The Minster Way is a 50 mile long distance trail linking the Minsters of York and Beverley passing through the Vale of York, The Yorkshire Wolds and Holderness. I began the walk in York on the last Sunday in January intending to walk to Stamford Bridge, a distance of 13 miles. Leaving York via Lendal Bridge the route follows the Ouse until Fulford where it leaves the city and heads into flat farmland.
My interest though was in Fulford which was the scene of the first of three battles in the momentous year of 1066. On the 20th September the northern earls Edwin and Morcar were defeated by the Viking army of King Harald Hardrada. The Vikings withdrew to await hostages after agreeing not to sack York.
Some of the site is not built upon and now as it was then it is very swampy and muddy and I carried a lot of that mud with me through the Vale of York. I managed to scrape some of it off climbing the steps to the bridge that crosses the busy A64 before heading across Heslington Common.
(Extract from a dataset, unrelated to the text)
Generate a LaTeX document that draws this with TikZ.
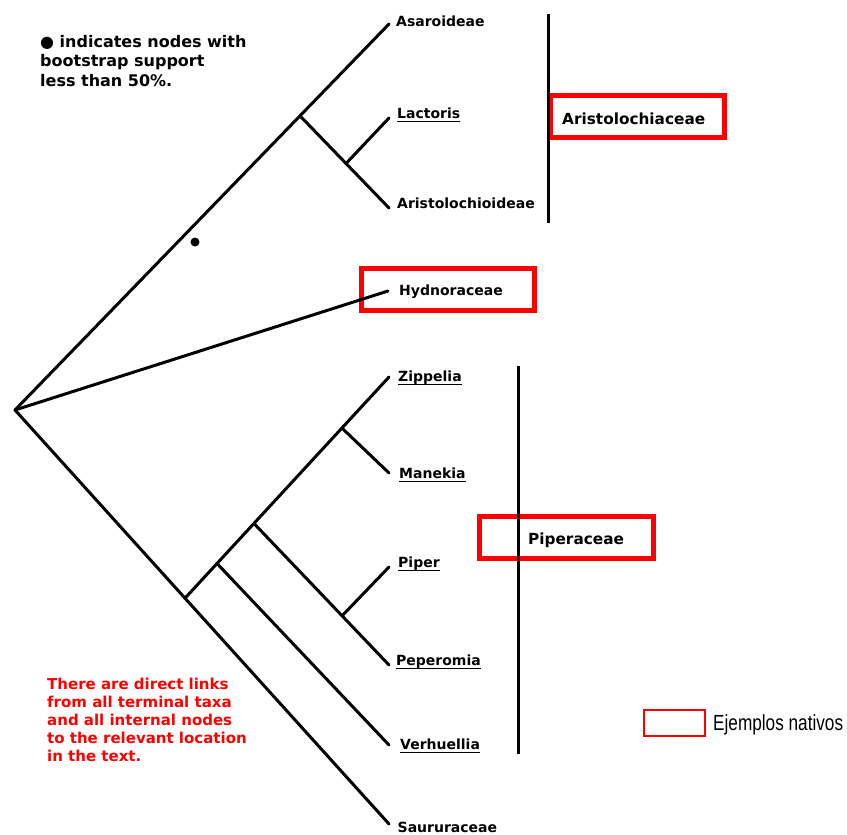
\documentclass[tikz,border=0pt]{standalone}
\usepackage{fontspec}
\setmainfont{DejaVu Sans}
\newfontfamily\narrowfont{Liberation Sans}
\usepackage{graphicx}
\begin{document}
\begin{tikzpicture}[x=1pt,y=-1pt,
  branch/.style={line width=3pt, line cap=round},
  bar/.style={line width=3pt},
  tiplbl/.style={font=\fontsize{14}{16}\selectfont\bfseries, inner sep=0pt, anchor=base west},
  famlbl/.style={font=\fontsize{15.3}{18}\selectfont\bfseries, inner sep=0pt, anchor=base west},
  leglbl/.style={font=\fontsize{16}{19}\selectfont\bfseries, inner sep=0pt, anchor=base west},
  notelbl/.style={font=\fontsize{15}{18}\selectfont\bfseries, text=red, inner sep=0pt, anchor=base west},
  redbox/.style={draw=red, line width=5pt},
  ul/.style={line width=1.8pt}]
\useasboundingbox (0,0) rectangle (847,835);

% red boxes (below the tree)
\draw[redbox] (550.5,95.5) rectangle (724.5,137.5);
\draw[redbox] (361.5,268.5) rectangle (534.5,310.5);
\draw[redbox] (479.5,516.5) rectangle (653.5,558.5);

% tree points
\coordinate (R) at (15,410);
\coordinate (TA) at (389,24);
\coordinate (N1) at (300,115.85);
\coordinate (TAr) at (389,208);
\coordinate (N2) at (346,163.55);
\coordinate (TL) at (389,118);
\coordinate (TH) at (388,291);
\coordinate (TS) at (389,824);
\coordinate (N3) at (185,598.2);
\coordinate (TZ) at (389,377);
\coordinate (N4) at (217,563.5);
\coordinate (N5) at (254,523.5);
\coordinate (N6) at (342,428.1);
\coordinate (TM) at (389,473);
\coordinate (TV) at (389,745);
\coordinate (TP) at (389,665);
\coordinate (N7) at (342,615.9);
\coordinate (TPi) at (389,567);

% branches
\draw[branch] (R) -- (TA);
\draw[branch] (N1) -- (TAr);
\draw[branch] (N2) -- (TL);
\draw[branch] (R) -- (TH);
\draw[branch] (R) -- (TS);
\draw[branch] (N3) -- (TZ);
\draw[branch] (N6) -- (TM);
\draw[branch] (N4) -- (TV);
\draw[branch] (N5) -- (TP);
\draw[branch] (N7) -- (TPi);

% bootstrap dot
\fill (195,242) circle (4.5pt);

% family bars
\coordinate (B1t) at (548,14);
\coordinate (B1b) at (548,223);
\coordinate (B2t) at (518,366);
\coordinate (B2b) at (518,754);
\draw[bar] (B1t) -- (B1b);
\draw[bar] (B2t) -- (B2b);

% tip labels
\node[tiplbl] (lA) at (396,27) {Asaroideae};
\node[tiplbl] (lL) at (397,118) {Lactoris};
\node[tiplbl] (lAr) at (397,208) {Aristolochioideae};
\node[tiplbl] (lH) at (399,295) {Hydnoraceae};
\node[tiplbl] (lZ) at (398,381) {Zippelia};
\node[tiplbl] (lM) at (399,478) {Manekia};
\node[tiplbl] (lPi) at (398,567) {Piper};
\node[tiplbl] (lP) at (396,665) {Peperomia};
\node[tiplbl] (lV) at (400,749) {Verhuellia};
\node[tiplbl] (lS) at (397.5,832) {Saururaceae};

% underlines
\foreach \n in {lL,lZ,lM,lPi,lP,lV}{
  \draw[ul] ([yshift=-3.5pt]\n.base west) -- ([yshift=-3.5pt]\n.base east);
}

% family labels
\node[famlbl] (fAr) at (562,124) {Aristolochiaceae};
\node[famlbl] (fPi) at (528,544) {Piperaceae};

% legend text top-left
\node[leglbl] (leg1) at (40,47) {● indicates nodes with};
\node[leglbl] (leg2) at (40,66.5) {bootstrap support};
\node[leglbl] (leg3) at (40,86) {less than 50\%.};

% red note
\node[notelbl] (n1) at (47,689) {There are direct links};
\node[notelbl] (n2) at (47,707) {from all terminal taxa};
\node[notelbl] (n3) at (47,725) {and all internal nodes};
\node[notelbl] (n4) at (47,743) {to the relevant location};
\node[notelbl] (n5) at (47,761) {in the text.};

% legend box
\draw[draw=red, line width=2pt] (644,710) rectangle (705,736);
\node[inner sep=0pt, anchor=base west] (ej) at (713,730)
  {\scalebox{0.785}[1]{\narrowfont\fontsize{21.9}{24}\selectfont Ejemplos nativos}};
\end{tikzpicture}
\end{document}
Road walking is not one of my favourite pastimes but I was glad of it for the next mile or so as a relief from the cloying mud and it was a pleasant way to cross Langwith Stray. The next track across Kexby Stray wasn’t too bad either but I was to pay for it as I entered the charmingly named Rabbit Warren Wood. Crossing a stile, I slid downhill coating my jacket and pack with thick grey mud which, in the cold wind chilled me to the bone. As I expected, the wood was boggy and I was glad to leave it at White Carr farm where I had my lunch beside a dismantled railway line.
At Scoreby I crossed the A1079 and plodded through more muddy farmland and dripping woodland before emerging a mile and half further down the same road. At least now I would be walking for the last 4 miles beside the River Derwent which I was looking forward to.
The two bridges are the more modern road bridge whilst behind it is Kexby old bridge a scheduled ancient monument built in 1650. The Derwent, swollen by heavy rain and snowmelt rushed and gurgled on my right as I walked along the very muddy path and to my left was evidence that it had recently burst it’s banks .
These lakes were home to hundreds of noisy seabirds. The River Derwent rises on Lilla Rig in the North York Moors flowing south before turning west it is connected to the North Sea at Scarborough by the sea cut which I followed in the Tabular hills walk. It flows west then south again before joining the Ouse at Barmby Barrage. Happily, for the sake of my boots I was only following it to Stamford Bridge and the bridge which gives the village it’s name was soon in view.
The Battle of Stamford Bridge took place on the 25th September 1066 and was an utter defeat for the Viking army taken by surprise by the speed in which the English King Harold had raced North with his forces. Of the 300 longship’s which had brought the Vikings across the sea only 26 were required to take the survivors home. King Harold had no time to celebrate as he had to turn south and fight again at Hastings.
Having walked 13 miles through two battlefields and endless mud I too had no time to celebrate as it was time for me to head home, however, in the absence of a longship and having had enough of rivers I turned my Kia east and home.